Approach 3: Bottom-Up DP with Space Optimization

Intuition

Instead of thinking top-down ("what is the probability of surviving from here?"), we can think bottom-up ("how does probability spread across the board?").

Start with the knight at (row, column) with probability 1.0. This is our "current" probability distribution. Then for each of the k moves, we create a "next" distribution by spreading each cell's probability to its 8 knight-move destinations. Any probability that lands outside the board simply vanishes.

After processing all k moves, we sum up the probabilities across the entire board. That total is our answer.

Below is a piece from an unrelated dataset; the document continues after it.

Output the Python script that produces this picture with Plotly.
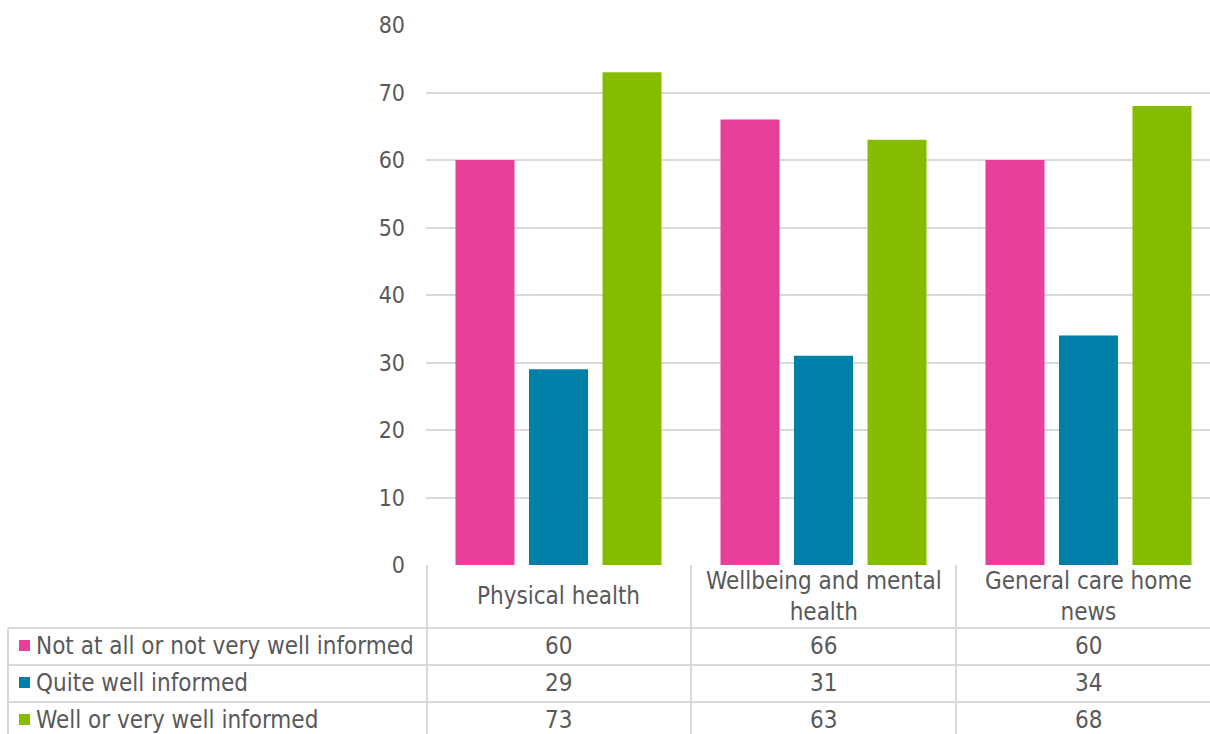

The beauty of this approach is that we only ever need two n x n grids: the current step's probabilities and the next step's probabilities. After processing each move, the "next" grid becomes the "current" grid for the following step. This brings the space down from O(k * n^2) to O(n^2).

Algorithm

  1. Create a 2D array current of size n x n, initialized to all zeros. Set current[row][column] = 1.0.
  2. For each move from 1 to k:

a. Create a new 2D array next, initialized to all zeros.

b. For each cell (r, c) where current[r][c] > 0, distribute current[r][c] / 8.0 to each on-board knight destination in next.

c. Set current = next.

  1. Sum all values in current. This is the total probability of remaining on the board.